Ein Siebfilter oder auch anders genannt ein Vorabscheider/Vorfilter (wie Peter es nannte) sollte nie bei einer Filteranlage fehlen. Der holt den groben Schmutz (Blätter, Algen etc. heraus) und entlastet damit die nachfolgenden Biostufen/Biofilter .

Und eine Pumpe ersparst Dir auch nicht , sie befindet sich nur am Ende der Filterkette gegenüber der "Gepumten Version", da sitzt sie zum Anfang.
Den Unterschied macht die Leistung ...
Bei Schwerkraft fließt von selbst "kommunizierdende Röhren" das Wasser des Teiches in den Filter und wird am Schluß in den Teich gepumpt. Vorteil es braucht sehr wenig Leistung, damit Strom das Wasser in den Teich zu befördern, da gleiches Niveau.
Anders beim "Gepumpten Filter". Hier muß das Wasser immer eine Höhe überwinden, damit die Pumpe das Wasser "heben". Dies kostet Strom. Auch sind sie nicht so leistungsfähig wie die "Schwerkraftfilter".


----------



## Olli.P (3. Aug. 2009)

*AW: Umgekehrter Bodenablauf oder doch Schwerkraftfilteranlage bei Hanglage?!*

Hallo Fredl,

und 

:willkommen bei den Teich - :crazy

Hast du auch einen Vornamen?? Oder heißt du wirklich Fredl??
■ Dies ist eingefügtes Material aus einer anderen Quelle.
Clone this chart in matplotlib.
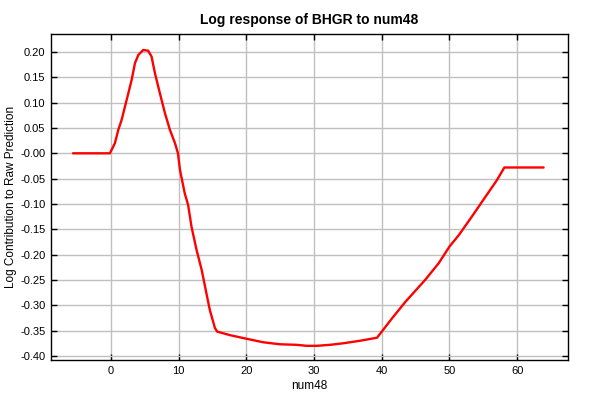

> Ist der Rohrdurchmesser (umgekehrter Bodenablauf ) von 50mm nicht zu klein für den Durchfluß hinauf zur Filterstelle?



Ich sag jetzt mal: Früher oder Später *Ja*

Bau einen "Normalen BA" mit DN 110 Anschluss ein. 

Dann noch eine Frage meinerseits:

Auf dem ersten Bild ist eine Rüttelplatte zu sehen. Was machst du mit dem Teichaushub. 

Wenn du da wirklich soo viel Höhenunterschied (1,5m) hast, könntest du doch den Aushub zum anfüllen nehmen und gleich abrütteln. 
Dadurch verkleinerst du gleich den Höhenunterschied. 

Den Rest hat Helmut ja schon erklärt, bzw. mit Links verwiesen. 

Ach und noch was:

Das loch inne Mitte muss von der Grundfläche größer werden. Wie soll'n da später mal 10-15 Koi von 70-80cm Länge überwintern.


----------